_MATERIAL PROVIDED_
_ _ _ _ _

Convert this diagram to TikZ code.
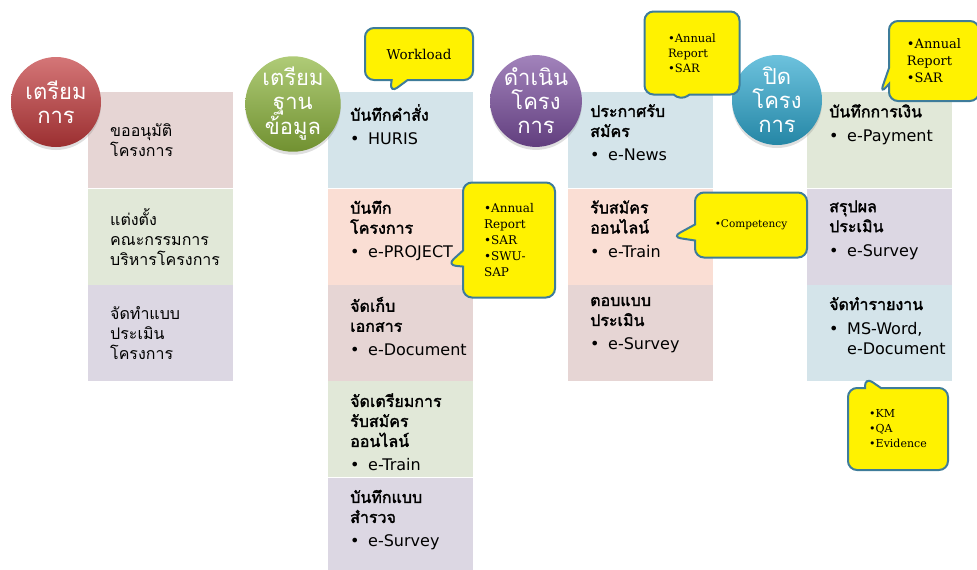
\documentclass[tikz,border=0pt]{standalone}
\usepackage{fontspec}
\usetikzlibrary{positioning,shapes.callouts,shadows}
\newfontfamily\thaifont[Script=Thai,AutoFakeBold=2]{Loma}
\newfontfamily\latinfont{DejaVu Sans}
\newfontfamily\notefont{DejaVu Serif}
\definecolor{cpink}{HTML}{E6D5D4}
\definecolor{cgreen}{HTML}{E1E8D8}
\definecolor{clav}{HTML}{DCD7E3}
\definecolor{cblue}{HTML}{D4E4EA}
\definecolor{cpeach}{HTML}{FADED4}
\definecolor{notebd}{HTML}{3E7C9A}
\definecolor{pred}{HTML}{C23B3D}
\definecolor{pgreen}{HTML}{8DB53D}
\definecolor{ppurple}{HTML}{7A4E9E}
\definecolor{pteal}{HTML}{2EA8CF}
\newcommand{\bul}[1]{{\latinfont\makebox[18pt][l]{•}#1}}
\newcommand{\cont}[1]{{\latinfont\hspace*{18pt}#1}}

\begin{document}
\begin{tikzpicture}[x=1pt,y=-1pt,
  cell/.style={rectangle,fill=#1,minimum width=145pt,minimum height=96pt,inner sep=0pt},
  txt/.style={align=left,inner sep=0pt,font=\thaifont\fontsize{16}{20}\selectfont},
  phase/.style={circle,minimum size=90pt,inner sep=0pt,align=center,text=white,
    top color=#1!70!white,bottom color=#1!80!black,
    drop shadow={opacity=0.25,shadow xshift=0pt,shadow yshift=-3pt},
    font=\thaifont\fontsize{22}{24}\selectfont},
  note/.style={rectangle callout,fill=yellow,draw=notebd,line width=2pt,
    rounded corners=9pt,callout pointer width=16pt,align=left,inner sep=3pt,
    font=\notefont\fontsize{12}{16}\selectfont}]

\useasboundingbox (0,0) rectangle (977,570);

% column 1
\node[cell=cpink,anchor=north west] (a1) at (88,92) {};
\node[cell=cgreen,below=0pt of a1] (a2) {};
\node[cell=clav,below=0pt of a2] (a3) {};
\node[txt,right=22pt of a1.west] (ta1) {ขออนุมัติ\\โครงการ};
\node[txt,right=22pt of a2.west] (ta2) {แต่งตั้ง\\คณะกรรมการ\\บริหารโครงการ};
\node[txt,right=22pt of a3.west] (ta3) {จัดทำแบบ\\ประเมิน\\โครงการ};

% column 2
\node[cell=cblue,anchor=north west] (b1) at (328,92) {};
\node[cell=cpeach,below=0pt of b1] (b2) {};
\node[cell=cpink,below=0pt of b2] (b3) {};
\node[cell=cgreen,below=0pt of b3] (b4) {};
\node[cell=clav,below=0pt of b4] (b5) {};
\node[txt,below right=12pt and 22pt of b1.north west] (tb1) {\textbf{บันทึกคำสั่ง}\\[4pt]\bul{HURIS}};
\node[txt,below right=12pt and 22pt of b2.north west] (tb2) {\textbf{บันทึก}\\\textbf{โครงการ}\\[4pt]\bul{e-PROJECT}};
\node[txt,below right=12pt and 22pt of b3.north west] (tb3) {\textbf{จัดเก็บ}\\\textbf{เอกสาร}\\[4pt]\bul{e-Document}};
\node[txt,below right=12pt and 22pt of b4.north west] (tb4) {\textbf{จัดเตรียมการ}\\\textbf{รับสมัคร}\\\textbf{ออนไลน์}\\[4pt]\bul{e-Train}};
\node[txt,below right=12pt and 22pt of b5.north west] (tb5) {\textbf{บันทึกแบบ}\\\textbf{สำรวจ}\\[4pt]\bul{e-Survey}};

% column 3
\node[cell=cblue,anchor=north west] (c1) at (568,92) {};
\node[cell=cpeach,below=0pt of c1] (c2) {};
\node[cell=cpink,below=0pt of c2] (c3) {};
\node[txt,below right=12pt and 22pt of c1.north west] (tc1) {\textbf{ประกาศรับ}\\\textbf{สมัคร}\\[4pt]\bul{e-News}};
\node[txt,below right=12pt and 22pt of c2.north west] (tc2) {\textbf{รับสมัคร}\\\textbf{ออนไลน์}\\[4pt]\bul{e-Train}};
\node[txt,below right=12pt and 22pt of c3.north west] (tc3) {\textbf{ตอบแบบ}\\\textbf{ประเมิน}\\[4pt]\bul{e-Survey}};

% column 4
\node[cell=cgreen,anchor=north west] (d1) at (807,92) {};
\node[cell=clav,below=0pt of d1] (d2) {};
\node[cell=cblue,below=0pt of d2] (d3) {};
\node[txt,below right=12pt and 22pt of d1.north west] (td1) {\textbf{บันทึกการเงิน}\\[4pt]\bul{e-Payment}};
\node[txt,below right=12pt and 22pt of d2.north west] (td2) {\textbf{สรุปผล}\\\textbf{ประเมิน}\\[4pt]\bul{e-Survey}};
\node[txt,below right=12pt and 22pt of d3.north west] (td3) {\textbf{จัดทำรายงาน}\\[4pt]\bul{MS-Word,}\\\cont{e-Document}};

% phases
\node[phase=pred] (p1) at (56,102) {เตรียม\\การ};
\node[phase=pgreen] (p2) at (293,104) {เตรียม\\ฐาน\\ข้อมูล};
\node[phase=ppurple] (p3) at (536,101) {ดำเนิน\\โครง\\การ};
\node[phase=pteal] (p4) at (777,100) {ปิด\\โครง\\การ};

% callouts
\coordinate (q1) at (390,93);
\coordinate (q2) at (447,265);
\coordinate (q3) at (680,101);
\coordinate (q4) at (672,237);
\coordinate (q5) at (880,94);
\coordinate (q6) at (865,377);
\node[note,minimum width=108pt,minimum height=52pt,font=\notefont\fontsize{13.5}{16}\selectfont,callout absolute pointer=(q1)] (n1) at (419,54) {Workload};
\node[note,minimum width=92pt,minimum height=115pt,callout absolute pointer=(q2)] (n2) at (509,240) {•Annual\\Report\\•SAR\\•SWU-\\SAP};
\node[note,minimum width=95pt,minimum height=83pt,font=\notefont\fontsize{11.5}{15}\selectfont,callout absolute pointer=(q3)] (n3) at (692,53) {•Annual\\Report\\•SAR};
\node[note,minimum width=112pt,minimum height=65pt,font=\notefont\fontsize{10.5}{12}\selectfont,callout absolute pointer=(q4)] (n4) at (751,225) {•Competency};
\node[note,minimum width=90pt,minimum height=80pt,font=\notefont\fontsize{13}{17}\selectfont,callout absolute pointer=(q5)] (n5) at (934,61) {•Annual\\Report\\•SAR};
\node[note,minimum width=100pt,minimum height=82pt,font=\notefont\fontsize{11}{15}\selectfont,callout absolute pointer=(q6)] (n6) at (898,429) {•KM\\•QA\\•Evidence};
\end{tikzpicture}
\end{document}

_ _ _ _ _

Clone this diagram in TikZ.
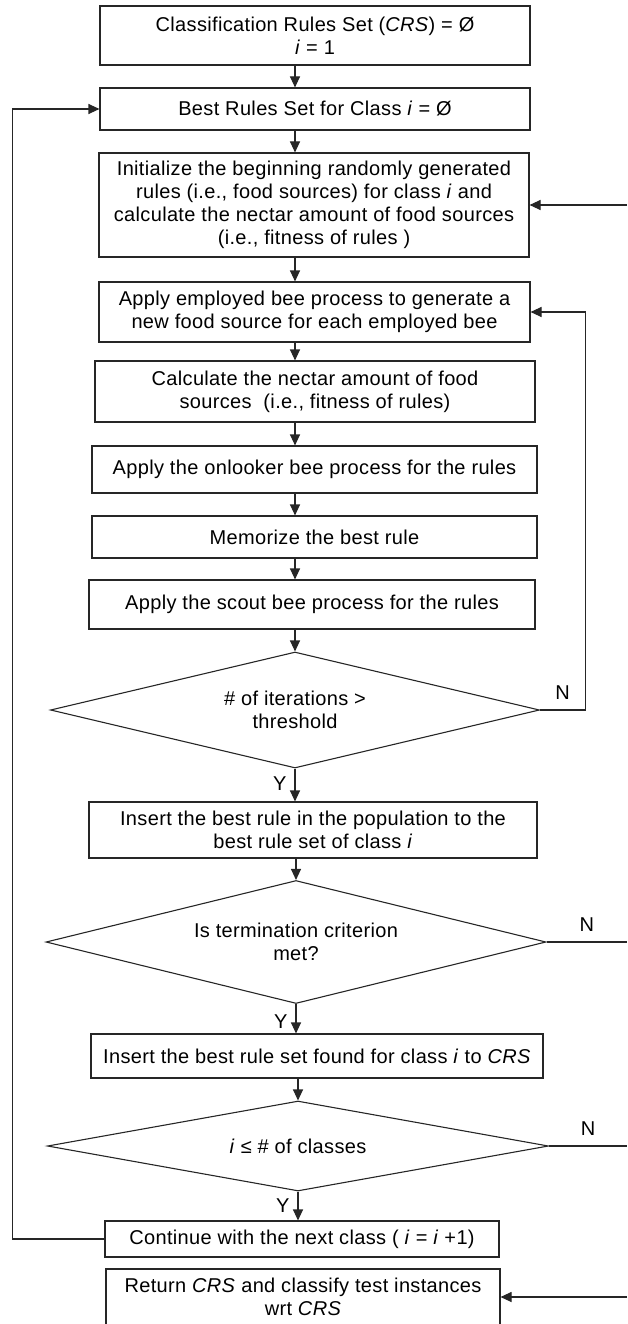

_ _ _ _ _

Make an exact copy of the lines from the one that contains "Convert this diagram to TikZ code." through the one that contains "of a3.west] (ta3)", both included, and no other lines. Pictures are skipped.

Convert this diagram to TikZ code.
\documentclass[tikz,border=0pt]{standalone}
\usepackage{fontspec}
\usetikzlibrary{positioning,shapes.callouts,shadows}
\newfontfamily\thaifont[Script=Thai,AutoFakeBold=2]{Loma}
\newfontfamily\latinfont{DejaVu Sans}
\newfontfamily\notefont{DejaVu Serif}
\definecolor{cpink}{HTML}{E6D5D4}
\definecolor{cgreen}{HTML}{E1E8D8}
\definecolor{clav}{HTML}{DCD7E3}
\definecolor{cblue}{HTML}{D4E4EA}
\definecolor{cpeach}{HTML}{FADED4}
\definecolor{notebd}{HTML}{3E7C9A}
\definecolor{pred}{HTML}{C23B3D}
\definecolor{pgreen}{HTML}{8DB53D}
\definecolor{ppurple}{HTML}{7A4E9E}
\definecolor{pteal}{HTML}{2EA8CF}
\newcommand{\bul}[1]{{\latinfont\makebox[18pt][l]{•}#1}}
\newcommand{\cont}[1]{{\latinfont\hspace*{18pt}#1}}

\begin{document}
\begin{tikzpicture}[x=1pt,y=-1pt,
  cell/.style={rectangle,fill=#1,minimum width=145pt,minimum height=96pt,inner sep=0pt},
  txt/.style={align=left,inner sep=0pt,font=\thaifont\fontsize{16}{20}\selectfont},
  phase/.style={circle,minimum size=90pt,inner sep=0pt,align=center,text=white,
    top color=#1!70!white,bottom color=#1!80!black,
    drop shadow={opacity=0.25,shadow xshift=0pt,shadow yshift=-3pt},
    font=\thaifont\fontsize{22}{24}\selectfont},
  note/.style={rectangle callout,fill=yellow,draw=notebd,line width=2pt,
    rounded corners=9pt,callout pointer width=16pt,align=left,inner sep=3pt,
    font=\notefont\fontsize{12}{16}\selectfont}]

\useasboundingbox (0,0) rectangle (977,570);

% column 1
\node[cell=cpink,anchor=north west] (a1) at (88,92) {};
\node[cell=cgreen,below=0pt of a1] (a2) {};
\node[cell=clav,below=0pt of a2] (a3) {};
\node[txt,right=22pt of a1.west] (ta1) {ขออนุมัติ\\โครงการ};
\node[txt,right=22pt of a2.west] (ta2) {แต่งตั้ง\\คณะกรรมการ\\บริหารโครงการ};
\node[txt,right=22pt of a3.west] (ta3) {จัดทำแบบ\\ประเมิน\\โครงการ};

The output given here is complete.